> **Work required**: Retype the data exactly, from its first line to the line containing "const fs = 31;", including both, and skip any picture.

> **Source data**:
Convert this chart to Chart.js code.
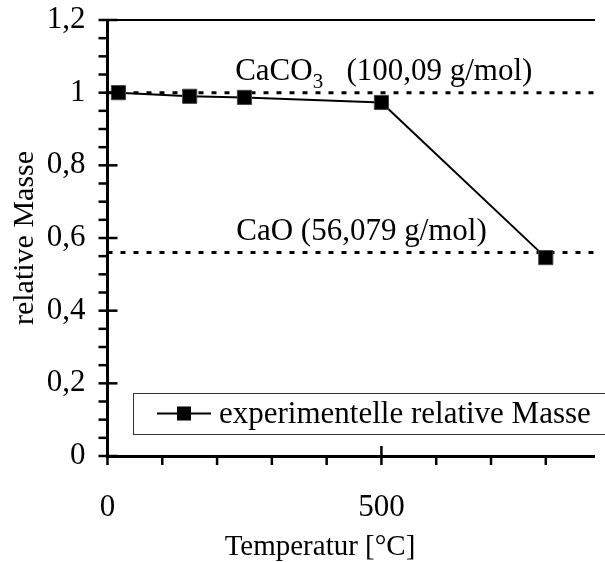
<!DOCTYPE html>
<html>
<head>
<meta charset="utf-8">
<script src="https://cdn.jsdelivr.net/npm/chart.js@4.4.0/dist/chart.umd.min.js"></script>
<style>
  html, body { margin: 0; padding: 0; background: #fff; overflow: hidden; }
  canvas { display: block; }
</style>
</head>
<body>
<canvas id="chart" width="605" height="562"></canvas>
<script>
const temps = [20, 150, 250, 500, 800];
const relMass = [1.0, 0.99, 0.987, 0.973, 0.546];
const seriesLabel = 'experimentelle relative Masse';

const refLevels = [1.0, 0.5603];
const refNames = ['CaCO', 'CaO'];
const refSubs = ['3', ''];
const refMolar = ['   (100,09 g/mol)', ' (56,079 g/mol)'];
const refLabelX = [233, 235];
const refLabelY = [1.035, 0.594];

const xMin = 0, xMax = 888;
const xLabelTicks = [0, 500];
const yLabelEvery = 0.2;

const serif = "'Liberation Serif', 'Times New Roman', serif";
const fs = 31;

const mainData = temps.map((t, i) => ({ x: t, y: relMass[i] }));
const refDatasets = refLevels.map(level => ({
    label: 'ref',
    data: [{ x: xMin, y: level }, { x: xMax, y: level }],
    borderColor: '#000',
    borderWidth: 3,
    borderDash: [5, 8],
    pointRadius: 0,
    showLine: true,
    fill: false
}));

const tickMarks = {
    id: 'tickMarks',
    afterDraw(chart) {
        const ctx = chart.ctx;
        const x = chart.scales.x, y = chart.scales.y;
        const ax = x.left, ay = y.bottom;
        ctx.save();
        ctx.strokeStyle = '#000';
        ctx.lineWidth = 2.5;
        y.ticks.forEach(t => {
            const py = y.getPixelForValue(t.value);
            const major = Math.abs(t.value / yLabelEvery - Math.round(t.value / yLabelEvery)) < 1e-6;
            ctx.beginPath();
            ctx.moveTo(ax - 9, py);
            ctx.lineTo(major ? ax + 10 : ax, py);
            ctx.stroke();
        });
        x.ticks.forEach(t => {
            const px = x.getPixelForValue(t.value);
            const major = xLabelTicks.includes(t.value);
            ctx.beginPath();
            ctx.moveTo(px, ay + 9);
            ctx.lineTo(px, major ? ay - 10 : ay);
            ctx.stroke();
        });
        ctx.restore();
    }
};

const annotations = {
    id: 'annotations',
    afterDatasetsDraw(chart) {
        const ctx = chart.ctx;
        const x = chart.scales.x, y = chart.scales.y;
        ctx.save();
        ctx.fillStyle = '#000';
        ctx.textBaseline = 'alphabetic';
        ctx.textAlign = 'left';
        refNames.forEach((name, i) => {
            let px = x.getPixelForValue(refLabelX[i]);
            const py = y.getPixelForValue(refLabelY[i]);
            ctx.font = fs + 'px ' + serif;
            ctx.fillText(name, px, py);
            px += ctx.measureText(name).width;
            if (refSubs[i]) {
                ctx.font = '21px ' + serif;
                ctx.fillText(refSubs[i], px, py + 8);
                px += ctx.measureText(refSubs[i]).width;
            }
            ctx.font = fs + 'px ' + serif;
            ctx.fillText(refMolar[i], px, py);
        });
        ctx.restore();
    }
};

const boxLegend = {
    id: 'boxLegend',
    afterDraw(chart) {
        const ctx = chart.ctx;
        const ds = chart.data.datasets[0];
        const left = 133, top = 393, h = 41;
        const cy = top + h / 2;
        ctx.save();
        ctx.fillStyle = '#fff';
        ctx.fillRect(left, top, chart.width - left + 5, h);
        ctx.strokeStyle = '#333';
        ctx.lineWidth = 1;
        ctx.strokeRect(left + 0.5, top + 0.5, chart.width - left + 5, h);
        ctx.strokeStyle = ds.borderColor;
        ctx.lineWidth = ds.borderWidth;
        ctx.beginPath();
        ctx.moveTo(157, cy);
        ctx.lineTo(211, cy);
        ctx.stroke();
        ctx.fillStyle = ds.pointBackgroundColor;
        ctx.fillRect(177, cy - 7, 14, 14);
        ctx.fillStyle = '#000';
        ctx.font = fs + 'px ' + serif;
        ctx.textBaseline = 'middle';
        ctx.fillText(ds.label, 219, cy + 1);
        ctx.restore();
    }
};

const xTitle = {
    id: 'xTitle',
    afterDraw(chart) {
        const ctx = chart.ctx;
        ctx.save();
        ctx.fillStyle = '#000';
        ctx.font = '29px ' + serif;
        ctx.textAlign = 'center';
        ctx.textBaseline = 'middle';
        ctx.fillText('Temperatur [°C]', 320, 547);
        ctx.restore();
    }
};

new Chart(document.getElementById('chart').getContext('2d'), {
    type: 'scatter',
    data: {
        datasets: [
            {
                label: seriesLabel,
                data: mainData,
                showLine: true,
                borderColor: '#000',
                borderWidth: 2,
                pointStyle: 'rect',
                pointRadius: 10,
                pointBackgroundColor: '#000',
                pointBorderColor: '#444',
                pointBorderWidth: 1,
                tension: 0
            },
            ...refDatasets
        ]
    },
    options: {
        responsive: false,
        animation: false,
        layout: { padding: 0 },
        plugins: {
            legend: { display: false },
            tooltip: { enabled: false }
        },
        scales: {
            x: {
                type: 'linear',
                position: 'bottom',
                min: xMin,
                max: xMax,
                afterFit(s) { s.height = 106; s.paddingLeft = 0; s.paddingRight = 0; },
                grid: { display: false, drawTicks: false },
                border: { display: true, color: '#000', width: 3 },
                ticks: {
                    stepSize: 100,
                    includeBounds: false,
                    autoSkip: false,
                    maxRotation: 0,
                    padding: 33,
                    color: '#000',
                    font: { family: serif, size: 31 },
                    callback: v => xLabelTicks.includes(v) ? String(v) : ''
                }
            },
            x2: {
                type: 'linear',
                position: 'top',
                min: xMin,
                max: xMax,
                afterFit(s) { s.height = 20; s.paddingLeft = 0; s.paddingRight = 0; },
                grid: { display: false, drawTicks: false },
                border: { display: true, color: '#000', width: 2 },
                ticks: { display: false }
            },
            y: {
                min: 0,
                max: 1.2,
                afterFit(s) { s.width = 107.5; s.paddingTop = 0; s.paddingBottom = 0; },
                grid: { display: false, drawTicks: false },
                border: { display: true, color: '#000', width: 3 },
                title: {
                    display: true,
                    text: 'relative Masse',
                    color: '#000',
                    font: { family: serif, size: 30 },
                    padding: { top: 7, bottom: 0 }
                },
                ticks: {
                    stepSize: 0.05,
                    autoSkip: false,
                    padding: 22,
                    color: '#000',
                    font: { family: serif, size: 31 },
                    callback: v => {
                        const r = v / yLabelEvery;
                        if (Math.abs(r - Math.round(r)) > 1e-6) return '';
                        return String(Math.round(v * 10) / 10).replace('.', ',');
                    }
                }
            }
        }
    },
    plugins: [tickMarks, annotations, boxLegend, xTitle]
});
</script>
</body>
</html>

> **Solved exercise**:
Convert this chart to Chart.js code.
<!DOCTYPE html>
<html>
<head>
<meta charset="utf-8">
<script src="https://cdn.jsdelivr.net/npm/chart.js@4.4.0/dist/chart.umd.min.js"></script>
<style>
  html, body { margin: 0; padding: 0; background: #fff; overflow: hidden; }
  canvas { display: block; }
</style>
</head>
<body>
<canvas id="chart" width="605" height="562"></canvas>
<script>
const temps = [20, 150, 250, 500, 800];
const relMass = [1.0, 0.99, 0.987, 0.973, 0.546];
const seriesLabel = 'experimentelle relative Masse';

const refLevels = [1.0, 0.5603];
const refNames = ['CaCO', 'CaO'];
const refSubs = ['3', ''];
const refMolar = ['   (100,09 g/mol)', ' (56,079 g/mol)'];
const refLabelX = [233, 235];
const refLabelY = [1.035, 0.594];

const xMin = 0, xMax = 888;
const xLabelTicks = [0, 500];
const yLabelEvery = 0.2;

const serif = "'Liberation Serif', 'Times New Roman', serif";
const fs = 31;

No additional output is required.